Gee, that test looks like it would invalidate class-wide arbitration waivers in most consumer contracts! Thus, the preemption argument. The FAA makes arbitration agreements enforceable except on grounds that would apply to any contract. Because the Discover Bank rule is not one of general applicability, the defendants argue, it’s preempted. The California Supreme Court found that, to the contrary, the determination that a class-wide bar is (usually?) unconscionable involves general principles of state law; it just so happens that those principles will often apply to this type of contract, as they might to any class of unconscionable contracts. The district court here agreed.

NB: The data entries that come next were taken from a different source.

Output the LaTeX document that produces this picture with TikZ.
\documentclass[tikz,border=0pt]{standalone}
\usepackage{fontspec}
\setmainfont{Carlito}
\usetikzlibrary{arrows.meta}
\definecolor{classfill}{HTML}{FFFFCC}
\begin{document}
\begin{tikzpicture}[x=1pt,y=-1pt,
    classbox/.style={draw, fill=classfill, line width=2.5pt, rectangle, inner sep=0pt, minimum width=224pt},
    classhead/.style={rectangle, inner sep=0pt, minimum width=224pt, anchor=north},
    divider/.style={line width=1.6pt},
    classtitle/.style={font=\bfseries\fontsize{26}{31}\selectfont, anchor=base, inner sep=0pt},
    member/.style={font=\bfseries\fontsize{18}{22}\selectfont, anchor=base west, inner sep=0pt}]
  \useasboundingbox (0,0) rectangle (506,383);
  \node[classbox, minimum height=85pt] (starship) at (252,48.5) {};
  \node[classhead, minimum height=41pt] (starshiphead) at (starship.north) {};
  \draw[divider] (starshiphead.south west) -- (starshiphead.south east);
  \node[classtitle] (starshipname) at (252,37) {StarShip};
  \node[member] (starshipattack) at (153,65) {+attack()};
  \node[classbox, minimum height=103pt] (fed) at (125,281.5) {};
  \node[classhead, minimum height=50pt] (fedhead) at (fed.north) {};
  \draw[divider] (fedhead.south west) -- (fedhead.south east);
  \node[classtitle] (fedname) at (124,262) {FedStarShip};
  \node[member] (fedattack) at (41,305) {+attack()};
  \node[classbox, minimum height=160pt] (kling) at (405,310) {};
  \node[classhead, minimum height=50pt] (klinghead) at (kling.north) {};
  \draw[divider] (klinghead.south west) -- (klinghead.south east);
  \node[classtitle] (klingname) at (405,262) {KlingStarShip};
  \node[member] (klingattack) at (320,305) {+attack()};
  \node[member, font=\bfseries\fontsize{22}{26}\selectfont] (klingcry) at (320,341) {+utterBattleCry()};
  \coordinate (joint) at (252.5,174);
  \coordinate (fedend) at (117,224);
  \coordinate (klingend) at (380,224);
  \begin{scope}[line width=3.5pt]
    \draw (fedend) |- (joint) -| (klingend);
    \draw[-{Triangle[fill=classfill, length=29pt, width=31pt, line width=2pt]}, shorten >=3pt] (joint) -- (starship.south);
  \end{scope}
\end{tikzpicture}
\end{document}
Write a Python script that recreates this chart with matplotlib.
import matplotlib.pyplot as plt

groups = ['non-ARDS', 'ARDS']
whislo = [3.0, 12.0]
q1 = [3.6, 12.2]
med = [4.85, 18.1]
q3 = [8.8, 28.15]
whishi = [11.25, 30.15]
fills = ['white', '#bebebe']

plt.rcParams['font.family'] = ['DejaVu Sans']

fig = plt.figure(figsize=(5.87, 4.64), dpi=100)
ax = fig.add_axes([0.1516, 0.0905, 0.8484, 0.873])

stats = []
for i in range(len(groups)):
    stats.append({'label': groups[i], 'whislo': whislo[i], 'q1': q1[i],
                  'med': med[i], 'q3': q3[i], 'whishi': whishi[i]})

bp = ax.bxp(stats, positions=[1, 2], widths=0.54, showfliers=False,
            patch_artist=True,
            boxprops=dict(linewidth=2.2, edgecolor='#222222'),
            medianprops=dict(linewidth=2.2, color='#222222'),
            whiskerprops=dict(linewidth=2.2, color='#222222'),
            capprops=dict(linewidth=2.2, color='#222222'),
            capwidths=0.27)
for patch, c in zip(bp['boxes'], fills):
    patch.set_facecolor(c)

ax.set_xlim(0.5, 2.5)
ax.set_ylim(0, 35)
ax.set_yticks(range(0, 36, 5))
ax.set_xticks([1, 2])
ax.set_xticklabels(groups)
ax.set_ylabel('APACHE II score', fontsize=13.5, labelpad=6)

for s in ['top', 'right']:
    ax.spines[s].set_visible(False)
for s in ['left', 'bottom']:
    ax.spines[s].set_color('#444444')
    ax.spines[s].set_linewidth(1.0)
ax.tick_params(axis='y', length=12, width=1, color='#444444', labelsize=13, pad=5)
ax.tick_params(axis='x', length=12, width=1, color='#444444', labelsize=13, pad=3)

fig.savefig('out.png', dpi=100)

Defendants also had a motion to dismiss, so we do get some discussion of the merits of the claim. Under the newly amended unfair competition law, plaintiffs have to allege (1) actual injury (2) caused by the defendants’ false advertising. The court found that plaintiffs adequately alleged injury, but not causation. Plaintiffs claim to have been harmed by a variation on bait and switch – lured in based on promises of free phones, then induced to pay. But plaintiffs failed to allege reliance on the offer of free/discounted phones – no named plaintiff alleges seeing, reading, or in any way relying on the ads. The unfair competition claim was dismissed with leave to replead.

Plaintiffs’ Consumer Legal Remedies Act damages claim was also dismissed – with prejudice – because they failed to give defendants thirty days notice before beginning an action for damages, as required by law so that defendants can have an opportunity to fix the problem without litigation. Strict adherence to the notice requirement is necessary to further the statute’s aims.